Со слезами на глазах Селеста дотронулась до скатерти, на которой лежали карточки с выражением соболезнований и стояли цветы в вазах.
– Спасибо, папа, – выдавила она. – Пожалуйста, не сейчас.
Старик наконец почувствовал глубину горя Селесты и взял ее за руку.
– Не волнуйся, мама всегда будет в твоем сердце, – ласково произнес он. – Она не оставит тебя. Вы все справитесь с трудностями, как справилась бы она, я в этом уверен. Моя Луиза воспитала хорошую дочь, а ты всегда можешь испытать радость возвращения в любящую семью, милая.

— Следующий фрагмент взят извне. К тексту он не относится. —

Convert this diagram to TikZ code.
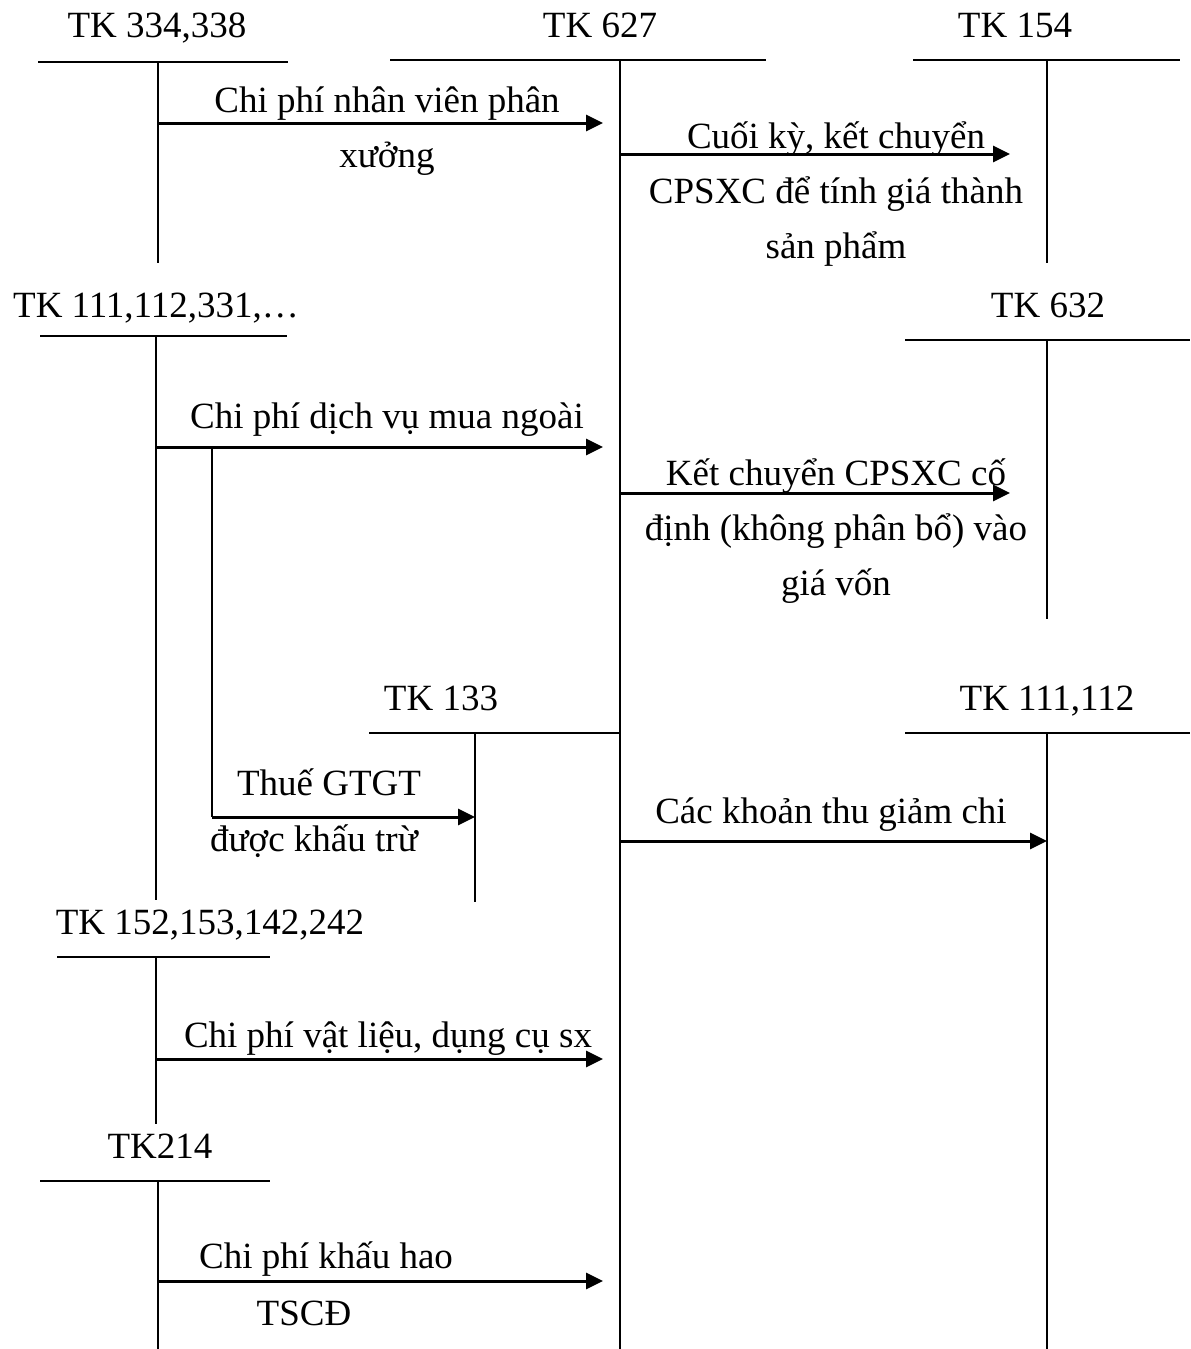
\documentclass[tikz,border=0pt]{standalone}
\usepackage{fontspec}
\setmainfont{Liberation Serif}
\usetikzlibrary{arrows.meta}

\begin{document}
\begin{tikzpicture}[x=0.5pt,y=-0.5pt,font=\fontsize{18.5}{27.5}\selectfont,
	t/.style={line width=1.1pt},
	arr/.style={line width=1.5pt,-{Triangle[length=8.5pt,width=8pt]}},
	tk/.style={anchor=base,inner sep=0pt},
	lbl/.style={anchor=base,inner sep=0pt,align=center}]
	\useasboundingbox (0,0) rectangle (1190,1349);
	% T accounts: name/label x/label base/text/line left/line right/line y/stem x/stem end
	\foreach \n/\x/\y/\s/\l/\r/\h/\v/\e in {
		a/157/38/{TK 334,338}/38/288/62/158/263,
		b/600/38/{TK 627}/390/766/60/620/1349,
		c/1015/38/{TK 154}/913/1180/60/1047/263,
		d/156/317/{TK 111,112,331,…}/40/287/336/156/900,
		e/1048/317/{TK 632}/905/1190/340/1047/619,
		f/441/710/{TK 133}/369/620/733/475/902,
		g/1047/710/{TK 111,112}/905/1190/733/1047/1349,
		h/210/934/{TK 152,153,142,242}/57/270/957/156/1124,
		i/160/1158/{TK214}/40/270/1181/158/1349} {
		\node[tk] (\n) at (\x,\y) {\s};
		\coordinate (s\n) at (\v,\h);
		\draw[t] (\l,\h) -- (\r,\h);
		\draw[t] (s\n) -- (\v,\e);
	}
	% entries (base = last line)
	\node[lbl] (nv) at (387,167) {Chi phí nhân viên phân\\xưởng};
	\node[lbl] (kc) at (836,258) {Cuối kỳ, kết chuyển\\CPSXC để tính giá thành\\sản phẩm};
	\node[lbl] (dv) at (387,428) {Chi phí dịch vụ mua ngoài};
	\node[lbl] (cd) at (836,595) {Kết chuyển CPSXC cố\\định (không phân bổ) vào\\giá vốn};
	\node[lbl] (vat) at (329,795) {Thuế GTGT};
	\node[lbl] (vat2) at (314,851) {được khấu trừ};
	\node[lbl] (thu) at (831,823) {Các khoản thu giảm chi};
	\node[lbl] (vl) at (388,1047) {Chi phí vật liệu, dụng cụ sx};
	\node[lbl] (kh) at (326,1268) {Chi phí khấu hao};
	\node[lbl] (kh2) at (304,1325) {TSCĐ};
	% arrows
	\draw[arr,shorten >=8.5pt] (sa |- 0,123) -- (sb |- 0,123);
	\draw[arr,shorten >=18.5pt] (sb |- 0,154) -- (sc |- 0,154);
	\draw[arr,shorten >=8.5pt] (sd |- 0,447) -- (sb |- 0,447);
	\draw[arr,shorten >=18.5pt] (sb |- 0,493) -- (se |- 0,493);
	\coordinate (br) at (212,447);
	\coordinate (bk) at (212,817);
	\draw[t] (br) -- (bk);
	\draw[arr] (bk) -- (sf |- bk);
	\draw[arr] (sb |- 0,841) -- (sg |- 0,841);
	\draw[arr,shorten >=8.5pt] (sh |- 0,1059) -- (sb |- 0,1059);
	\draw[arr,shorten >=8.5pt] (si |- 0,1281) -- (sb |- 0,1281);
\end{tikzpicture}
\end{document}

Отец прав. Воспитанная должным образом, Селеста знала, что вперед собственных желаний необходимо ставить свой долг и нужды других людей. Она сглотнула слезы и устремила взгляд в окно, на лужайку, покрытую молодой ярко-зеленой травкой. И зачем только Личфилд так прекрасен в это время года!.. Следовало бы открыться отцу, подумала Селеста. Но что-то ее удерживало. Не стоит нагружать его своими проблемами, какими бы серьезными они ни были.
Глава 3
Первая встреча с Лондоном и его величавыми зданиями повергла Мэй в благоговейный трепет. Не веря своим глазам, она смотрела на Биг-Бен и, проезжая по мосту, мельком увидела Тауэр. На ночь они сняли комнату в пансионе недалеко от собора Святого Павла, причем довольно грязную. Мэй хватило одного взгляда на чумазую физиономию хозяйки, чтобы тут же взяться за матрасы: опасаясь клопов, она переворошила каждый. В чужой обстановке Элен капризничала, поэтому ночь выдалась бессонная. Если так пойдет, высказала опасение Мэй, путешествие по морю станет настоящим кошмаром, к его концу они все превратятся в ходячие развалины. На это Джо лишь расхохотался, подхватил ее на руки и закружил по комнате. Мэй невольно рассмеялась в ответ – так заразительны были воодушевление и радостный настрой мужа.
На следующее утро они позволили себе удовольствие прокатиться до вокзала Ватерлоо в кэбе, а перед отъездом отправили друзьям с фабрики несколько почтовых открыток. Мэй изумленно разглядывала вереницы омнибусов, конных экипажей, повозок и людей, толкавших перед собой тележки. Ей еще не доводилось видеть, чтобы в столь ранний час в городе царила такая суета. Откуда берутся эти толпы? А следующим крупным городом на пути семейства Смит будет Нью-Йорк!
Когда они наконец добрались до вокзала, где им предстояло сесть на поезд, поданный компанией «Уайт стар лайн» специально для пассажиров «Титаника», Мэй в который раз подумала, что никогда прежде не видела такого скопления людей – мужчин и женщин, нагруженных чемоданами и сумками, волочащих за собой маленьких детей. Она изо всех сил вцепилась в Джо и Элен – не дай бог потеряться в этой сутолоке.
Волна дыма, пара, копоти и шума подхватила Смитов и отнесла в вагон поезда на Саутгемптон. Растрепанная и усталая, одна из сотен таких же пассажиров, Мэй ощутила знакомый прилив гордости за мужа: Джо любит свою семью, раз хочет вытащить ее с задворок маленького ткацкого городка.
И все же, когда колеса застучали по рельсам, увозя их все дальше и дальше от знакомых мест, Мэй вновь охватила тревога. Будет ли им хватать средств? А какая там погода? Впишутся ли они в чужой уклад? Что, если дочка заболеет? Вся эта затея – такой риск!.. Когда поезд въехал в Саутгемптонскую гавань, глазам Мэй открылось пасмурно-серое море и огромный корабль, на мачте которого развевался флаг с белой звездой, эмблемой компании «Уайт стар лайн». Судно возвышалось над домами и деревьями, и у Мэй упало сердце. Все, теперь возврата нет. Они должны вверить свою судьбу экипажу корабля, который перевезет их через океан, к новой жизни.
На причале, при виде громадного корпуса «Титаника» и его труб, Мэй невольно содрогнулась. Четыре трубы, выкрашенные в желтый цвет с широкими черными полосами в верхней части, венчали чугунную стену, что уходила вверх на добрую сотню футов, точно крутая скала.